May 23, 2008 at 11:22 PM | Posted in Riding In Cars With Pizza | Leave a comment
The Road I’m Not Going To Travel…

  Little Josh, the turd with whom I work at the bank, is interested in buying the restaurant.  He alludes to it, thinking that I would be working for him.  He would be my boss.  Then I finally get what he means.  "Ohhh.  Nope."
  We talk about the restaurant.  I explain that I almost bought it four years ago, but the timing was bad.  It was right at the time I was buying my house, and Bunny and the Big L were considering buying a different restaurant.  But their deal fell through, so they couldn’t sell it to me.
  "Why don’t you buy it now?" young Josh asks.
  I have to be careful here, diplomatic.  I don’t want to dissuade a potential sucker.  I mean buyer.  I say to him, "Look, I like my job here.  I don’t see *anyone*.  If I get a phone call, it’s a wrong number.  If I see a customer, they’re lost.  I’ve been in the restaurant business for over 20 years.  You have no idea of the level of contempt I have for the general public."  I paused.  "But yeah, I’ll come to work for ya." 
  And an evil, maniacal laugh slips out.
  Suddenly his smile turned into a frown.  Well, as long as I can turn something upside down.
  Oh, crap.  Do I want to work with him, for him?  Ugh.  Do I want to continue to work there–with the summer coming up?  Double Ugh.  I see within my grasp the ability to have the ENTIRE WEEKEND off.  Do I want to give that up?  Ugh with a side of No Fuckin Way, Jose.
  What to do, what to do….

To "The Bitter End"
  Don’t say it with seriousness.  Not as a grim statement of resolve and determination.  Say like you’re making a toast!  "To the bitter end!"  "The Bitter End!"  Clink your glasses.
  I went into Scooters my second-to-last day.  Hmmm.  No Megan.  No Jamie.  Hell, I was hoping I could get one of the girls to lift their shirt for me.  The Dude’s last day was Monday, and Sean The Philosopher quit over a week ago.  Who’s left?  Me, Larry.  Blond Sean, and Alex.  And Scott, the Big L.
  I get there, and Alex is there.  Larry is on a run, and no girls.  Alex said, "Only the strong survive, huh dude?" and thereafter that song was stuck in my head.  Appropriate, I guess.  Motown fits the mood.  Larry stays till about 730, and Alex closes.  Both of them were dayshift.  We closed early, at 8 (actually about 745.)  Am I going to get in trouble?  Funny.

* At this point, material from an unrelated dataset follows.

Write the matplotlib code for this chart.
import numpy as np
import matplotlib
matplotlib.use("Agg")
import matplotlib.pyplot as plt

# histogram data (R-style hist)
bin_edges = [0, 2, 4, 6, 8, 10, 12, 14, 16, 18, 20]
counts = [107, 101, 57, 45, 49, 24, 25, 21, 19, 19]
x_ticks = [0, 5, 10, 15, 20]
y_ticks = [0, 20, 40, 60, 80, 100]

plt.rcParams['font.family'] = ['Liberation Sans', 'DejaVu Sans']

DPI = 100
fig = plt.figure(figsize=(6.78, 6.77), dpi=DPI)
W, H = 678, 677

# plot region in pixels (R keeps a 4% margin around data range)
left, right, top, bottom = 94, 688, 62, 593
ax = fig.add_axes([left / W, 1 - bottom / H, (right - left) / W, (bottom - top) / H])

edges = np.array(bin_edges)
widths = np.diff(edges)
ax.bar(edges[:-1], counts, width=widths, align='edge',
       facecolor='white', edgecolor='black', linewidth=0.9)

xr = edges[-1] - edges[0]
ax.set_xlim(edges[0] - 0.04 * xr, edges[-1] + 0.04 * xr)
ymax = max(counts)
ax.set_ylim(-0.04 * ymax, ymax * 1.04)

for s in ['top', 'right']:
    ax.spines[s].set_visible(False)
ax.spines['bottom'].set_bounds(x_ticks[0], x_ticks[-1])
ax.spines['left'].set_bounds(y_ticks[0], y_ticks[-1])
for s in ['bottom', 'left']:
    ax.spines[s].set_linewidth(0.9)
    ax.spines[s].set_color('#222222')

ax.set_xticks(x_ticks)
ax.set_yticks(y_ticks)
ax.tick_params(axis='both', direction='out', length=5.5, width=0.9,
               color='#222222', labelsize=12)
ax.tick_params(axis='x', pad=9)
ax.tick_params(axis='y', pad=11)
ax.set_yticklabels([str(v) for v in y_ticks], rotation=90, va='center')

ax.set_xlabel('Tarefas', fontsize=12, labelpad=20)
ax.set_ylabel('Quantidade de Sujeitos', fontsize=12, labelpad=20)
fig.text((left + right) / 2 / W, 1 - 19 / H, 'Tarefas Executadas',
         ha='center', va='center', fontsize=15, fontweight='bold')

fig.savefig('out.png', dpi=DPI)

  It was a slow night.  Being close to being done, I had the opportunity to be rude to some customers…but I didn’t have it in me.  I was hoping ("Come on, be an asshole.  Give me an open!  Give me a reason!), but no one did.  Maybe I’m not the asshole I pretend to be.
  Or maybe I’m just tired.  I want it to be done, I want it over.  And as much as I feel it, I’m sure Scott feels it tenfold.  I quit being full time here over three years ago.  But for seven years, I worked full time, and he worked even more.  You pour your heart and soul into a place–you have big plans, big dreams, and your ambition drives you…until there’s nothing left but an empty shell.  You forsake family and friends.

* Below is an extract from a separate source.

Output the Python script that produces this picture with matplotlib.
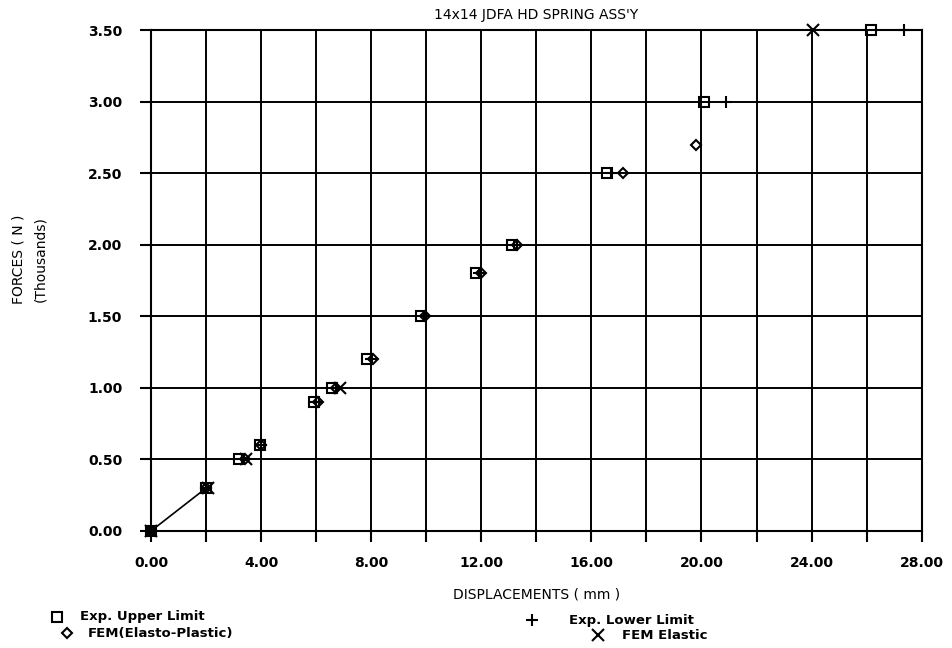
import matplotlib as mpl
mpl.use('Agg')
import matplotlib.pyplot as plt
from matplotlib.lines import Line2D

# données (déplacements en mm, forces en milliers de N)
up_x = [0.0, 2.0, 3.2, 3.95, 5.9, 6.55, 7.85, 9.8, 11.8, 13.1, 16.55, 20.1, 26.15]
up_y = [0.0, 0.3, 0.5, 0.6, 0.9, 1.0, 1.2, 1.5, 1.8, 2.0, 2.5, 3.0, 3.5]

low_x = [0.0, 2.0, 3.3, 4.0, 6.0, 6.7, 8.0, 9.9, 11.9, 13.2, 16.7, 20.9, 27.35]
low_y = [0.0, 0.3, 0.5, 0.6, 0.9, 1.0, 1.2, 1.5, 1.8, 2.0, 2.5, 3.0, 3.5]

ep_x = [0.0, 2.0, 3.4, 4.0, 6.05, 6.7, 8.05, 9.95, 12.0, 13.3, 17.15, 19.8]
ep_y = [0.0, 0.3, 0.5, 0.6, 0.9, 1.0, 1.2, 1.5, 1.8, 2.0, 2.5, 2.7]

el_x = [0.0, 2.05, 3.45, 6.85, 24.05]
el_y = [0.0, 0.3, 0.5, 1.0, 3.5]

xticks = list(range(0, 29, 2))
yticks = [0, 0.5, 1, 1.5, 2, 2.5, 3, 3.5]

plt.rcParams['font.family'] = 'DejaVu Sans'
fig = plt.figure(figsize=(9.52, 6.48), dpi=100)
ax = fig.add_axes([0.159, 0.181, 0.809, 0.772])

# segment du début
ax.plot(up_x[:2], up_y[:2], 'k-', lw=1.2, zorder=3)
ax.plot(el_x, el_y, 'kx', ms=8, mew=1.5, ls='none', zorder=4, clip_on=False)
ax.plot(low_x, low_y, 'k+', ms=9, mew=1.5, ls='none', zorder=4, clip_on=False)
ax.plot(ep_x, ep_y, 'kD', ms=5, mew=1.5, mfc='none', ls='none', zorder=5, clip_on=False)
ax.plot(up_x, up_y, 'ks', ms=7, mew=1.5, mfc='none', ls='none', zorder=6, clip_on=False)

ax.set_xlim(0, 28)
ax.set_ylim(0, 3.5)
ax.set_xticks(xticks)
ax.set_xticklabels(['%.2f' % v if v % 4 == 0 else '' for v in xticks])
ax.set_yticks(yticks)
ax.set_yticklabels(['%.2f' % v for v in yticks])
ax.grid(True, color='k', lw=1.4)
for s in ax.spines.values():
    s.set_linewidth(1.5)
ax.tick_params(direction='out', length=8, width=1.5, labelsize=10)
ax.tick_params(axis='x', pad=10)
ax.tick_params(axis='y', pad=13)
for t in ax.get_xticklabels() + ax.get_yticklabels():
    t.set_fontweight('bold')

ax.set_title("14x14 JDFA HD SPRING ASS'Y", fontsize=10, pad=8)
ax.set_xlabel("DISPLACEMENTS ( mm )", fontsize=10, labelpad=13)
fig.text(0.019, 0.60, "FORCES ( N )", rotation=90, ha='center', va='center', fontsize=10)
fig.text(0.042, 0.60, "(Thousands)", rotation=90, ha='center', va='center', fontsize=10)

# légende en bas
leg = [(0.060, 0.048, 's', 7, "Exp. Upper Limit", 0.084),
       (0.070, 0.023, 'D', 5, "FEM(Elasto-Plastic)", 0.092),
       (0.559, 0.043, '+', 9, "Exp. Lower Limit", 0.598),
       (0.628, 0.020, 'x', 8, "FEM Elastic", 0.653)]
for mx, my, m, ms, lab, tx in leg:
    fig.add_artist(Line2D([mx], [my], marker=m, ms=ms, mew=1.5, mfc='none',
                          color='k', transform=fig.transFigure))
    fig.text(tx, my, lab, va='center', fontsize=9.5, fontweight='bold')

plt.savefig('out.png')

  Some experts in the foodservice industry deny the existence of the phenomenon known as "burnout."  These experts must have never worked in a fucking restaurant.  It’s real, it exists, it’s there.  You can see it.  You can the dead look in the eyes and the apathy on the faces of people who would rather–honestly–be in Hell.  They know Hell is a bad place, eternal torment and damnation and suffering–but they look at their current situation and think, "Well, as long as there aren’t any customers, I’m there."

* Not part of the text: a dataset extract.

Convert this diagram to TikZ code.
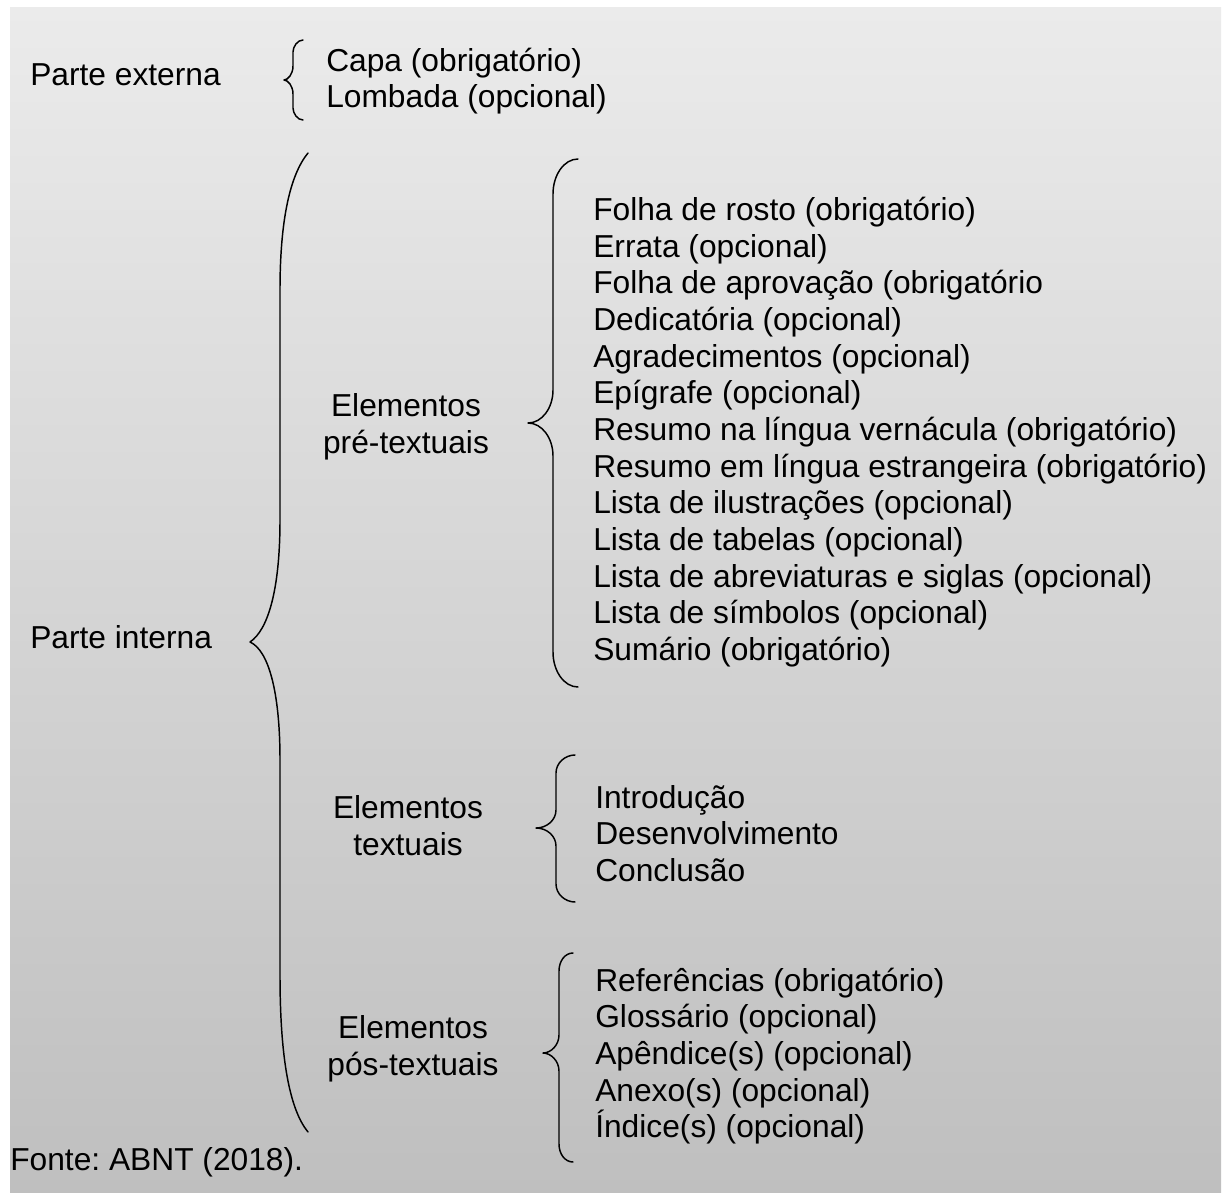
\documentclass[tikz,border=0pt]{standalone}
\usepackage{fontspec}
\setmainfont{Liberation Sans}
\frenchspacing
\definecolor{fundotopo}{RGB}{235,235,235}
\definecolor{fundobase}{RGB}{191,191,191}
\tikzset {
texto/.style={inner sep=0pt,font=\fontsize{23.8}{27.5}\selectfont},
rotulo/.style={texto,anchor=base west},
grupo/.style={texto,align=center,anchor=base},
lista/.style={texto,align=left,anchor=base west},
chave/.style={draw=black,line width=1.1pt,line cap=round,line join=round}
}
\begin{document}
\begin{tikzpicture}
[x=0.75pt,y=-0.75pt]
\useasboundingbox (0,0) rectangle (1222,1193);
\fill[top color=fundotopo,bottom color=fundobase] (10,7) rectangle (1221,1193);

% textos (ancorados na linha de base da ultima linha)
\node[rotulo] (externa) at (30,85) {Parte externa};
\node[lista] (externa lista) at (326,107.7) {Capa (obrigatório)\\Lombada (opcional)};
\node[rotulo] (interna) at (30,648) {Parte interna};
\node[grupo] (pre) at (406,453) {Elementos\\pré-textuais};
\node[lista] (pre lista) at (593,660.4) {Folha de rosto (obrigatório)\\Errata (opcional)\\Folha de aprovação (obrigatório\\Dedicatória (opcional)\\Agradecimentos (opcional)\\Epígrafe (opcional)\\Resumo na língua vernácula (obrigatório)\\Resumo em língua estrangeira (obrigatório)\\Lista de ilustrações (opcional)\\Lista de tabelas (opcional)\\Lista de abreviaturas e siglas (opcional)\\Lista de símbolos (opcional)\\Sumário (obrigatório)};
\node[grupo] (textuais) at (408,855) {Elementos\\textuais};
\node[lista] (textuais lista) at (595,881.4) {Introdução\\Desenvolvimento\\Conclusão};
\node[grupo] (pos) at (413,1075) {Elementos\\pós-textuais};
\node[lista] (pos lista) at (595,1137.8) {Referências (obrigatório)\\Glossário (opcional)\\Apêndice(s) (opcional)\\Anexo(s) (opcional)\\Índice(s) (opcional)};
\node[rotulo] (fonte) at (10,1170) {Fonte: ABNT (2018).};

% chaves
\draw[chave] (303,40) .. controls (297.5,40) and (293,46.6) .. (293,52) -- (293,66) .. controls (293,74) and (288,80) .. (284,80) .. controls (288,80) and (293,86) .. (293,94) -- (293,108) .. controls (293,113.4) and (297.5,120) .. (303,120);
\draw[chave] (308,153) .. controls (290,175) and (280,220) .. (280,290) -- (280,520) .. controls (280,590) and (268,630) .. (250,642) .. controls (268,650) and (280,690) .. (280,760) -- (280,975) .. controls (280,1060) and (290,1110) .. (308,1132);
\draw[chave] (578,159) .. controls (564,159) and (553,175) .. (553,194) -- (553,390) .. controls (553,408) and (542,423) .. (528,423) .. controls (542,423) and (553,438) .. (553,456) -- (553,652) .. controls (553,671) and (564,687) .. (578,687);
\draw[chave] (575,755) .. controls (565,755) and (556,763) .. (556,773) -- (556,810) .. controls (556,820) and (547,828) .. (536,828) .. controls (547,828) and (556,836) .. (556,846) -- (556,884) .. controls (556,894) and (565,902) .. (575,902);
\draw[chave] (573,953) .. controls (565,953) and (559,961) .. (559,971) -- (559,1035) .. controls (559,1045) and (551,1053) .. (543,1053) .. controls (551,1053) and (559,1061) .. (559,1071) -- (559,1144) .. controls (559,1154) and (565,1162) .. (573,1162);
\end{tikzpicture}
\end{document}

  I’ve had burnout a few times.  Scott is beyond burned out.  Owning a business–being responsible for EVERYTHING day in and day out–takes it’s toll.  I almost bought the stupid thing (avoided that noose), but afterwards I had a moment of clarity:  Any place where you have employees is going to be a headache.  Their problems become your problems.  I knew that as a manager; as an owner it’s worse.  If you’re going to own a business, it’s best to have a one-man operation.  Something you don’t have to depend on other people for.
  Like a gigolo.
 
  I felt like I was on the edge of civilization.  Like….this was soon to be consumed by an invading army, and people were running for the hills, but a very few stalwart and stubborn idiots chose to stay, and protect their homeland. 
  I felt like I was on a long-running sitcom, whose peak had long since passed, and coming up was the series finale.  The cast had changed so many times, hardly any of us that remained were from the first season.  Like a soap opera, people moved on, got married, died, had brain transplants, or were kidnapped by their evil twin and brainwashed by aliens.  We weren’t even up for an Emmy this season.
  I felt like I was losing friends and people I knew, and places familiar.  Like I was getting ready to follow a wagon train and never return.
  I felt like a place I had worked at and spent so much time at was closing, and ten years of my life was about to be erased.

  Raise a glass.  "To the Bitter End!"